If you have been following our reports on the subject, you know that the Corporate Transparency Act (CTA) had a tumultuous end to 2024 and start to 2025, with a series of court actions leading to oscillating reports about whether the CTA was enforceable. Now, the elements of the executive branch of government that were pushing courts to allow for enforcement of the CTA have announced a self-initiated freeze on enforcement until the CTA reporting regime can be reformed through their further rulemaking.

FinCEN’s February 27 Release

On February 27, 2025, the Financial Crimes Enforcement Network (FinCEN), a bureau of the US Department of Treasury (Treasury), announced: “that it would not issue any fines or penalties or take any other enforcement actions against any companies based on any failure to file or update beneficial ownership information (BOI) reports pursuant to the Corporate Transparency Act by the current deadlines…until a forthcoming interim final rule becomes effective and the new relevant due dates in the interim final rule have passed.”

FinCEN also stated that it intends to issue an interim final rule no later than March 21, 2025, that extends BOI reporting deadlines and recognized “the need to provide new guidance and clarity as quickly as possible, while ensuring that BOI that is highly useful to important national security, intelligence, and law enforcement activities is reported.”

Treasury’s March 2 Release

Then, on March 2, 2025, Treasury went a step further than FinCEN, stating that it will not enforce any penalties or fines against US citizens or domestic reporting companies or their beneficial owners after the forthcoming FinCEN interim rule takes effect.

Treasury also stated that it will issue a proposed rule that will narrow the scope of the CTA to foreign reporting companies only.

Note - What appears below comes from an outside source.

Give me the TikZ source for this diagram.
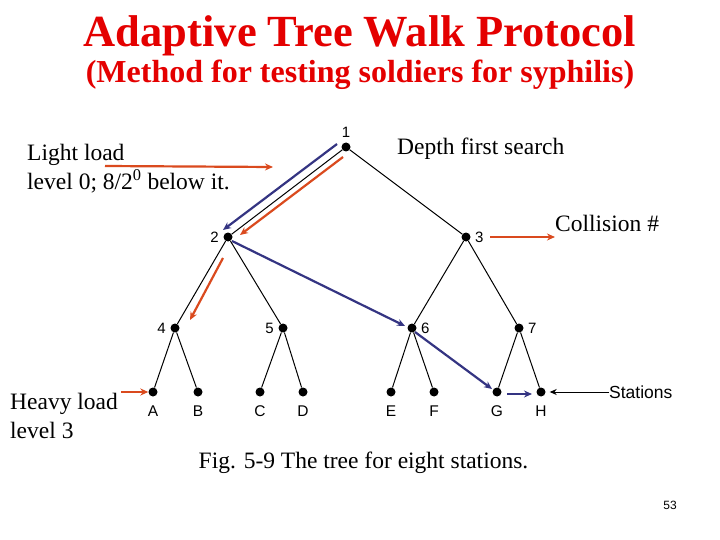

The CTA defines a foreign reporting company as a corporation, limited liability company or other entity formed under the law of a foreign country and registered to do business in any state or tribal jurisdiction by filing of a document.

As of the time of this release neither FinCEN’s interim final rule nor Treasury’s proposed rule had been made publicly available.

State Corporate Transparency Laws

As a reminder, certain states have adopted regimes modeled on, and in some cases referencing, the provisions of the CTA. For example, the New York LLC Transparency Act will start requiring beneficial ownership reporting as of January 1, 2026, for limited liability companies organized or registered to do business in New York. It will be interesting to see what, if any, changes are made by New York and other states based on future CTA rulemaking.

The Bracewell CTA Task Force will continue to monitor and report on developments regarding the CTA.